Rantz, who never lost a race as a Husky, rowed the No. 7 seat in the Olympic boat. The Huskies were in Lane 6 and didn’t hear the start command.
Accounts say that Rantz yelled, “The race has started. Let’s get out of here!”
The Huskies were in last place at the 1,000-meter halfway mark and coxswain Bob Moch called for a higher stroke rate but stroke Don Hume was ill — his eyes were closed and his mouth open. Moch was about ready ask Rantz, the closest man to him in the boat, to set the stroke, but Hume suddenly responded.
The Huskies started passing other shells, reaching an estimated stroke rate of 44 strokes a minute, and won.
Rantz was born in Spokane and his mother died when he was 3. He lived with relatives and at times with his father.
He was living with his brother, Fred, and attending Roosevelt High School when UW rowing coach Al Ulbrickson Sr. saw him practicing on the high bar for the gymnastics team and was impressed.
“When he comes to the university, you have him look me up and talk about crew,” Ulbrickson told Fred.
Rantz studied chemical engineering at UW and worked 35 years for Boeing.
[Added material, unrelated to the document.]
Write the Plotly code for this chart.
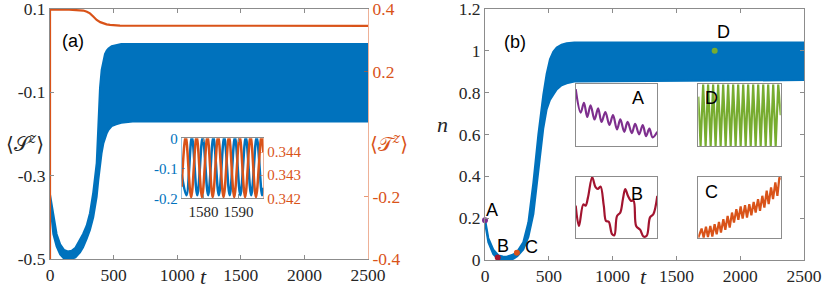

After retirement, he went into business for himself making posts and shakes, and other products from cedar. His wife, Joyce, died in 2002. They had raised their family of five in Lake Forest Park.
A memorial service will be held at the Lake Forest Park Presbyterian Church, 17440 Brookside Blvd. N.E., at 1 p.m. Sept. 29. In lieu of flowers, the family requests donations be made to the UW Crew, P.O. Box 354070, Seattle, WA 98195. The family plans to donate Rantz’s rowing memorabilia to UW.